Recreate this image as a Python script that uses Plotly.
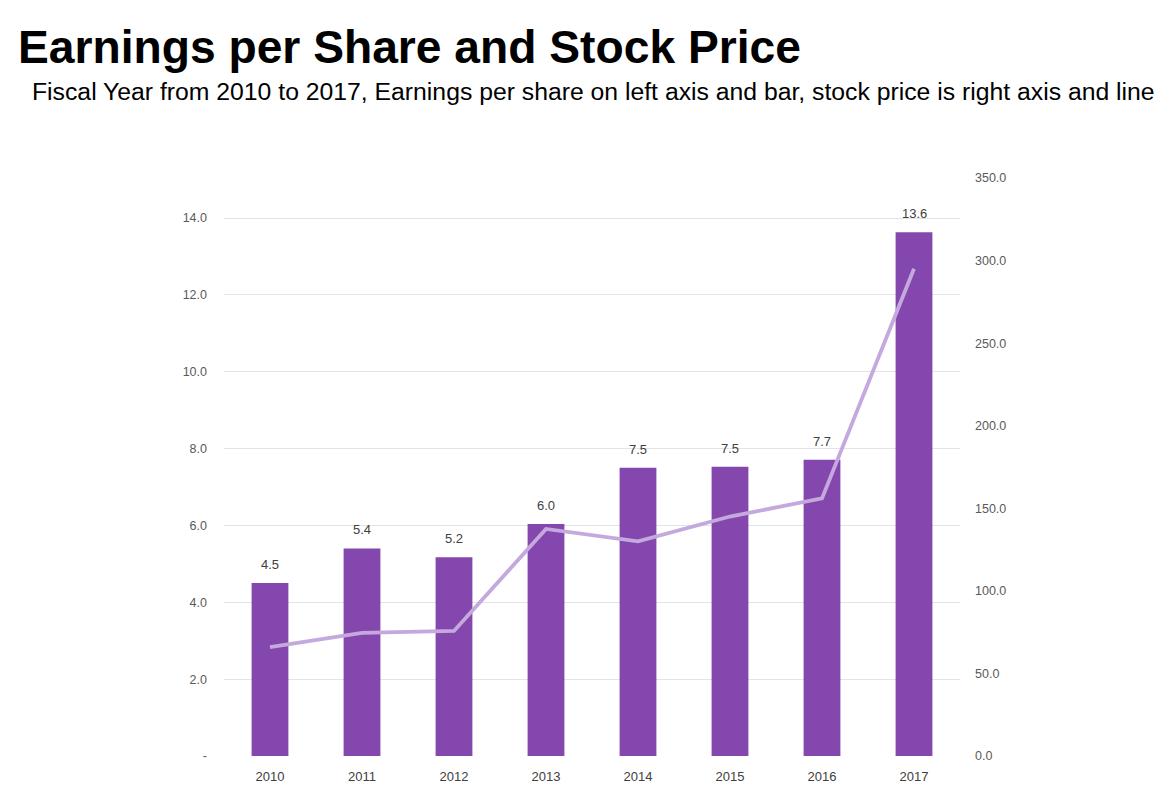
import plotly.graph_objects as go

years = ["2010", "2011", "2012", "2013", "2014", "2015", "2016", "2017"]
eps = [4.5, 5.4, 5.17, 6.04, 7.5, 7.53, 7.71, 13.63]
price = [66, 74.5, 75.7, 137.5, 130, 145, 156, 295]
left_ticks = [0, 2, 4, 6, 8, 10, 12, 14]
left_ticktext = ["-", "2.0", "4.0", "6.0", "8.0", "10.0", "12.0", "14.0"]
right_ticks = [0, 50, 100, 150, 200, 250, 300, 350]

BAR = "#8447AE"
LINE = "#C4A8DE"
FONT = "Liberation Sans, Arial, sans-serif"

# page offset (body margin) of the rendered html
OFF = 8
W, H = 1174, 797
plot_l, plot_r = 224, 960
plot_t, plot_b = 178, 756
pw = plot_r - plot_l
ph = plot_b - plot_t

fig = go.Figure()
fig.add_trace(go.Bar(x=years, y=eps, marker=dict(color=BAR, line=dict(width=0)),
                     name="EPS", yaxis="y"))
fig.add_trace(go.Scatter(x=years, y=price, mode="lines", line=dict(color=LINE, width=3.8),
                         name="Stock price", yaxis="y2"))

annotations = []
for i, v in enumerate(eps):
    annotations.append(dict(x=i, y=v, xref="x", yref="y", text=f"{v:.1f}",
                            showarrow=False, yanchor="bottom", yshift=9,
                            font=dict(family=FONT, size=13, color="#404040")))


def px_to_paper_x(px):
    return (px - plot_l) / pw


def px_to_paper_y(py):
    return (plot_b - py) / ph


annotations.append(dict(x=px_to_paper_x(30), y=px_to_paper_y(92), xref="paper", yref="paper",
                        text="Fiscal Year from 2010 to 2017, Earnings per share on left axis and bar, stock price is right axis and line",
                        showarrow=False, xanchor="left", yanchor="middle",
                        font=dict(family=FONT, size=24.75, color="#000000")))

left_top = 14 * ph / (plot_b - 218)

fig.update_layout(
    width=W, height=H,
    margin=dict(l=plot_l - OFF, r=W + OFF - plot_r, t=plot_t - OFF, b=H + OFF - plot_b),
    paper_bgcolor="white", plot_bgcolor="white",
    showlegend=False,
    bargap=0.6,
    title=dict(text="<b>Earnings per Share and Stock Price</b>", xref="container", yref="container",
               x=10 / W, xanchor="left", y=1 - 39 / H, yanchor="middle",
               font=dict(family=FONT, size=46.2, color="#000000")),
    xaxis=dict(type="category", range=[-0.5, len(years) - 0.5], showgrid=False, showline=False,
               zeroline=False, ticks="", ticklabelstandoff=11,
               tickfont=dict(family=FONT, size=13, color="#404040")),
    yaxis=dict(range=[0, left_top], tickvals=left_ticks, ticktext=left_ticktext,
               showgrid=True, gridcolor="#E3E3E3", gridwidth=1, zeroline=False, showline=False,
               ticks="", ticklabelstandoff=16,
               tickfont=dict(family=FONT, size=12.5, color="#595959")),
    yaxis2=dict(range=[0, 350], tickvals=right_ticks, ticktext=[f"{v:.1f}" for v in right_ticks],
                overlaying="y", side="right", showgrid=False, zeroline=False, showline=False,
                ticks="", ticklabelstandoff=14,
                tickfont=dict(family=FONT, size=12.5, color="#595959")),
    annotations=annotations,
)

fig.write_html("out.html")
------------------------------------------------
Exercise requirements:
Leave out the pictures and restate, word for word, the lines from the top of the data through the line containing "left_top = 14 * ph / (plot_b - 218)", both included.

Solution:
Recreate this image as a Python script that uses Plotly.
import plotly.graph_objects as go

years = ["2010", "2011", "2012", "2013", "2014", "2015", "2016", "2017"]
eps = [4.5, 5.4, 5.17, 6.04, 7.5, 7.53, 7.71, 13.63]
price = [66, 74.5, 75.7, 137.5, 130, 145, 156, 295]
left_ticks = [0, 2, 4, 6, 8, 10, 12, 14]
left_ticktext = ["-", "2.0", "4.0", "6.0", "8.0", "10.0", "12.0", "14.0"]
right_ticks = [0, 50, 100, 150, 200, 250, 300, 350]

BAR = "#8447AE"
LINE = "#C4A8DE"
FONT = "Liberation Sans, Arial, sans-serif"

# page offset (body margin) of the rendered html
OFF = 8
W, H = 1174, 797
plot_l, plot_r = 224, 960
plot_t, plot_b = 178, 756
pw = plot_r - plot_l
ph = plot_b - plot_t

fig = go.Figure()
fig.add_trace(go.Bar(x=years, y=eps, marker=dict(color=BAR, line=dict(width=0)),
                     name="EPS", yaxis="y"))
fig.add_trace(go.Scatter(x=years, y=price, mode="lines", line=dict(color=LINE, width=3.8),
                         name="Stock price", yaxis="y2"))

annotations = []
for i, v in enumerate(eps):
    annotations.append(dict(x=i, y=v, xref="x", yref="y", text=f"{v:.1f}",
                            showarrow=False, yanchor="bottom", yshift=9,
                            font=dict(family=FONT, size=13, color="#404040")))


def px_to_paper_x(px):
    return (px - plot_l) / pw


def px_to_paper_y(py):
    return (plot_b - py) / ph


annotations.append(dict(x=px_to_paper_x(30), y=px_to_paper_y(92), xref="paper", yref="paper",
                        text="Fiscal Year from 2010 to 2017, Earnings per share on left axis and bar, stock price is right axis and line",
                        showarrow=False, xanchor="left", yanchor="middle",
                        font=dict(family=FONT, size=24.75, color="#000000")))

left_top = 14 * ph / (plot_b - 218)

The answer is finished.